Mark Carney just gave Trump a big win that the prime minister masked with anti-US rhetoric. And Carney looks set to hand the Donald another militarist win.
As climate-change-fuelled forest fires displace tens of thousands of Canadians, Carney announced a massive increase in military spending Monday to overcome “threats which felt far away and remote [that] are now immediate and acute.” In announcing an immediate $9 billion boost to a military budget that’s doubled over the past decade, the PM wasn’t citing the fires driving Canadians from their homes, but Russia and China.
Whatever one thinks about their internal politics or Russia’s illegal invasion of Ukraine, those two nations don’t pose a military threat to Canada. That’s abundantly clear from a quick glance at the geopolitical map. Canada has a thousand troops on Russia’s border in Latvia while Canadian warships and spy planes regularly pass near China’s territorial waters and airspace. Those countries don’t do anything remotely as threatening to Canada.
The US is the only country that could realistically invade Canada. Its president has repeatedly raised annexation but there’s no indication ‘our’ military has lessened its subservience to its US counterpart since Trump began his threats. Despite appeals, the Canadian forces have maintained a slew of aggressive international deployments alongside the US.

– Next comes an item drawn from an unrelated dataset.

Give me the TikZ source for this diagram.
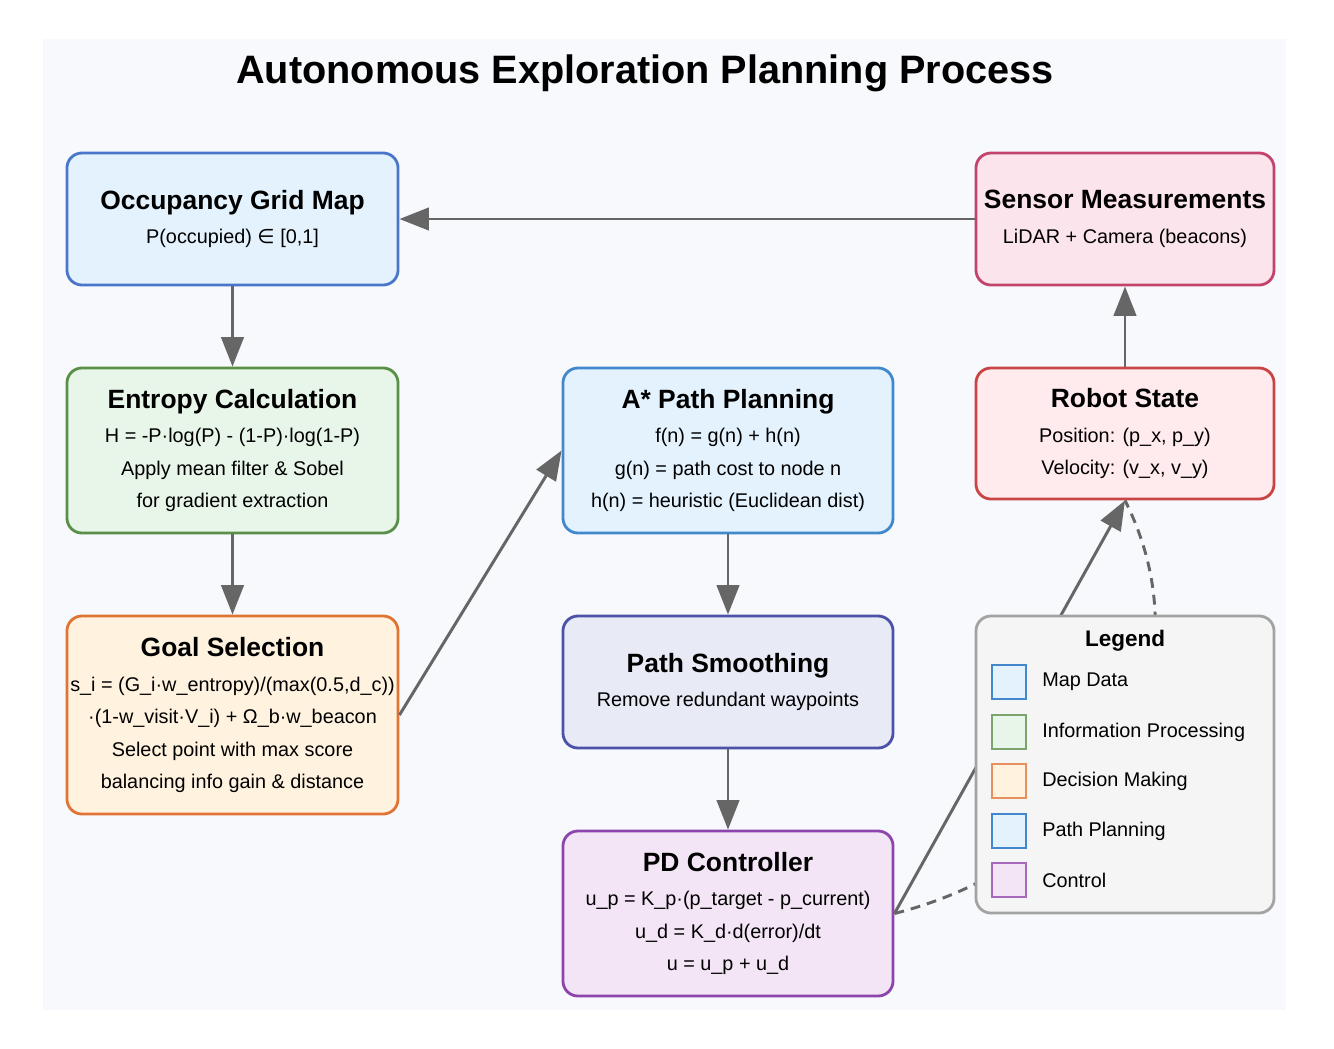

While announcing his big win for Trump, Carney criticized the US. “We stood shoulder to shoulder with the Americans throughout the Cold War and in the decades that followed, as the United States played a dominant role on the world stage,” Carney said. “Today, that dominance is a thing of the past…. It is time for Canada to chart its own path and to assert itself on the international stage.” The aim of the rhetoric was to mask the gift to Trump, which the Wall Street Journal aptly reported thusly, “Canada plans to boost military spending this year, aiming to catch up to its NATO commitments and try to placate President Trump amid sensitive trade talks.”
In his military spending speech Carney declared, “We should no longer send three-quarters of our defence capital spending to America.” That’s also rhetoric designed to mask the benefits the US military industrial complex is likely to derive from the boost in military spending. According to the Wall Street Journal article, “Canadian officials have been making the pitch to U.S. negotiators that Canada will be in a position to make big deals with U.S. defense contractors, the people said.”
That could include Trump’s Golden Dome. On Wednesday CBC reported that the Carney government has expressed its willingness to participate in Trump’s missile “defence” system in exchange for tariff relief. The cost of participating in this initiative that will weaponize space and spur an arms race would likely be in the tens of billions of dollars.
Reaction in the media to an increase in war spending has largely been positive. The National Post, which is generally hostile to the Liberals, has been effusive with praise. The Conservatives and Bloc Québecois are basically on board.
The NDP has offered modest criticism. In their initial statement the strongest criticism was the “New Democrats are also concerned that this year’s $9 billion funding increase in defence will come at the expense of other programs and services that Canadians rely on.” The next day the party went a bit further in a press conference in which NDP interim leader Don Davies rejected the F-35 purchase and Golden Dome. He talked about an independent foreign policy but Davies also mentioned “NATO commitments”. It’s difficult for the NDP, especially foreign critic and likely leadership candidate Heather McPherson, to push back on increases to military spending when they part largely endorsed the US/NATO position on Russia and China.
Donald Trump has succeeded in getting Ottawa to massively increase military spending. Canadians will be worse off as a result. But it’s not too late to resist.